2:30-4:30 pm: Afternoon at Iméra

  • 2:30-4:30 pm: Preparation of a programmatic research program.
    4 pm: Coffee break

5-7pm: Evening open to the public at Iméra

  • 5-7 pm: Public presentation of the conclusions.

Final multi-sensorial performance at the Planétarium

Regrouping ideas in choreography, sound, and visuals to create an immersive sensorial experience in the Planetarium. 

The event organisers

About Agnès Callu

A graduate of the École nationale des Chartes (published thesis, Prix Lenoir) and the Institut national du Patrimoine (INP/Conservateur du Patrimoine – État/Musées), Agnès Callu holds a doctorate in contemporary history from Sciences Po – Paris (Prix Chaix d’Est Ange from the Académie des Sciences morales et politiques – published thesis, reprinted in 2017), and is qualified to direct research at the EPHE/PSL. She is a historian and art historian.

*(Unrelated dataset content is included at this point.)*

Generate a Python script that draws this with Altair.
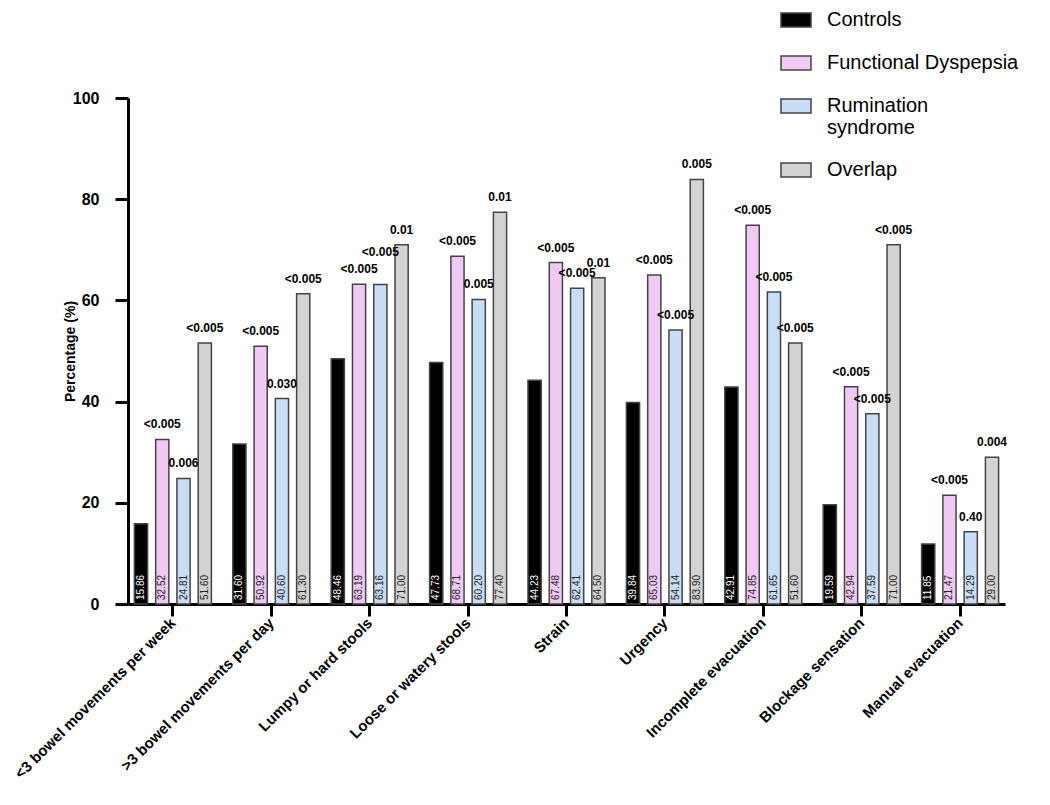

Qualified as a University Professor (Section 22), she is a statutory researcher at the LAP, Laboratoire d’Anthropologie politique – Approches interdisciplinaires et critiques des mondes contemporains, (EHESS/CNRS, UMR 8177). She is also an associate researcher at the École Pratique des Hautes Études (HISTARA team), at ITEM/ENS (Processus de Création / Genèse de l’œuvre team) and at the Université Paris 1 Panthéon-Sorbonne (Institut Acte, UR 7539).

She has recently published: in 2018, Culture et élites locales en France (1947-1989) pref. Jean-Louis Fabiani, Le Mai 68 des historiens, [pref. Patrick Boucheron], Presses universitaires du Septentrion and, with Roland Recht, L’Historien de l’art : Conversation dans l’atelier (L’Atelier contemporain); in 2019, Dessein, Dessin, Design : pour une fabrique médiatique de l’histoire (Éditions Hubtopia); in 2020, Épistémologie du dessin. Concepts, lectures et interprétations, XIX-XXIe s (Éditions Jacques André).

She directs several book collections: ‘Le Dessin au Présent’, published by Éditions Gourcuff-Gradenigo since 2019; ‘Dans le silence de l’atelier’, published by Éditions Jacques André since 2021; and ‘Imaginaires de l’architecture’, published by Éditions du Bord de l’eau since 2022.